The case study suggests that an initial inspection could be necessary around the ninth year of operation. Subsequent inspections might then be required annually, depending on the chosen inspection methodology, to maintain acceptable safety margins. However, the report also underscores the limitations of conventional visual and ultrasonic inspection techniques for fatigue-critical components. It highlights that more advanced methods, such as Eddy Current or ACFM (Alternating Current Field Measurement), offer superior reliability and enable longer inspection intervals, albeit sometimes requiring operators to accept slightly lower safety thresholds.

Implementing RBI planning effectively requires substantial expert input, robust models, and advanced software tools capable of handling complex calculations. Ongoing research is crucial to refine these models and address practical challenges, particularly in reliability updating and the precise calibration of parameters like initial crack size and stress intensity factors, which are often underdeveloped in current industry practices.

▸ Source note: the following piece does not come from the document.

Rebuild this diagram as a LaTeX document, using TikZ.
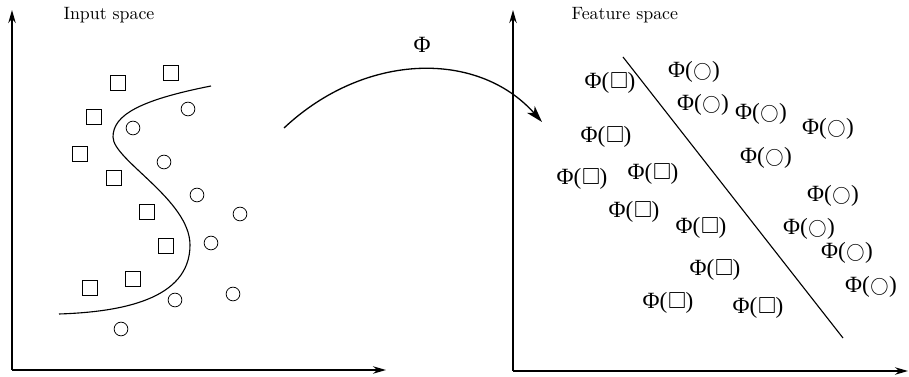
\documentclass[tikz,border=0pt]{standalone}
\usepackage{amsmath}
\usepackage{amssymb}
\usepackage{graphicx}
\usepackage{fontspec}
\usepackage{tikz}
\usetikzlibrary{arrows.meta,positioning,calc}
\newfontfamily\lblfont{Liberation Serif}
\newcommand{\phisq}{Φ(\kern0.3pt\raisebox{0.2pt}{$\square$}\kern-0.3pt)}
\newcommand{\phici}{Φ(\kern0.3pt\raisebox{0.5pt}{\scalebox{0.82}{$\bigcirc$}}\kern0.3pt)}

\begin{document}
\begin{tikzpicture}[x=0.0189cm, y=-0.0189cm,
  sq/.style={draw, thin, rectangle, minimum size=0.27cm, inner sep=0pt},
  circ/.style={draw, thin, circle, minimum size=0.26cm, inner sep=0pt},
  img/.style={inner sep=0pt, font=\lblfont\fontsize{12.5}{14}\selectfont},
  ttl/.style={anchor=west, font=\fontsize{9.6}{11}\selectfont},
  axis/.style={-{Stealth[length=7pt, width=4pt]}, line width=0.9pt},
  arr/.style={-{Stealth[length=9pt, width=5.5pt, inset=2.5pt]}, line width=0.7pt}
]
  \useasboundingbox (0,0) rectangle (909,377);

  % input space
  \coordinate (o1) at (12,370);
  \coordinate (y1) at (12,10);
  \coordinate (x1) at (386,370);
  \draw[axis] (o1) -- (y1);
  \draw[axis] (o1) -- (x1);
  \node[ttl] (ttl1) at (57,15) {Input space};

  \node[sq] (s1) at (118,83) {};
  \node[sq] (s2) at (171,73) {};
  \node[sq] (s3) at (94,117) {};
  \node[sq] (s4) at (80,154) {};
  \node[sq] (s5) at (114,178) {};
  \node[sq] (s6) at (147,212) {};
  \node[sq] (s7) at (166,246) {};
  \node[sq] (s8) at (133,279) {};
  \node[sq] (s9) at (90,288) {};

  \node[circ] (c1) at (188,109) {};
  \node[circ] (c2) at (133,128) {};
  \node[circ] (c3) at (164,162) {};
  \node[circ] (c4) at (197,195) {};
  \node[circ] (c5) at (240,214) {};
  \node[circ] (c6) at (211,243) {};
  \node[circ] (c7) at (175,300) {};
  \node[circ] (c8) at (233,294) {};
  \node[circ] (c9) at (121,329) {};

  \coordinate (b1) at (211,86);
  \coordinate (b2) at (113,137);
  \coordinate (b3) at (190,245);
  \coordinate (b4) at (59,314);
  \draw[line width=0.6pt] (b1) .. controls (140,100) and (113,115) .. (b2)
    .. controls (113,160) and (190,200) .. (b3)
    .. controls (190,300) and (120,312) .. (b4);

  % the map
  \coordinate (m1) at (284,128);
  \coordinate (m2) at (542,122);
  \draw[arr] (m1) .. controls (365,52) and (478,50) .. (m2);
  \node[img] (phi) at (422,45) {Φ};

  % feature space
  \coordinate (o2) at (513,371);
  \coordinate (y2) at (513,10);
  \coordinate (x2) at (908,371);
  \draw[axis] (o2) -- (y2);
  \draw[axis] (o2) -- (x2);
  \node[ttl] (ttl2) at (565,15) {Feature space};

  \coordinate (h1) at (623,57);
  \coordinate (h2) at (843,338);
  \draw[line width=0.6pt] (h1) -- (h2);

  \node[img] (fs1) at (610,83) {\phisq};
  \node[img] (fs2) at (606,137) {\phisq};
  \node[img] (fs3) at (582,179) {\phisq};
  \node[img] (fs4) at (653,174) {\phisq};
  \node[img] (fs5) at (634,212) {\phisq};
  \node[img] (fs6) at (701,228) {\phisq};
  \node[img] (fs7) at (715,270) {\phisq};
  \node[img] (fs8) at (668,303) {\phisq};
  \node[img] (fs9) at (758,308) {\phisq};

  \node[img] (fc1) at (694,72) {\phici};
  \node[img] (fc2) at (703,105) {\phici};
  \node[img] (fc3) at (761,114) {\phici};
  \node[img] (fc4) at (828,129) {\phici};
  \node[img] (fc5) at (766,158) {\phici};
  \node[img] (fc6) at (833,196) {\phici};
  \node[img] (fc7) at (809,229) {\phici};
  \node[img] (fc8) at (847,253) {\phici};
  \node[img] (fc9) at (871,287) {\phici};
\end{tikzpicture}
\end{document}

Kourosh Parsa, Global Head of Technology of Offshore and Subsea at LR, emphasized the findings: “Many offshore wind assets are designed to a standard fatigue factor, but real-world conditions often expose critical vulnerabilities. Our findings show that using reliability-based methods allows operators to focus inspections where the risks are greatest. By integrating sophisticated models and real-world inspection data, we can extend asset life, reduce costs, and, most importantly, maintain safety.” Manuel Ruiz, Head of Offshore Renewable Solutions at LR, added, “By focusing on the areas with the greatest risk, we can not only help to manage fatigue-related issues more effectively—we’re also enabling developers and operators to make better-informed decisions that optimize asset life and performance.” The study calls for broader industry collaboration to refine inspection standards, share real-time monitoring data to enhance fatigue predictions, and adopt more flexible definitions of acceptable reliability where appropriate, ensuring the long-term viability of offshore wind investments.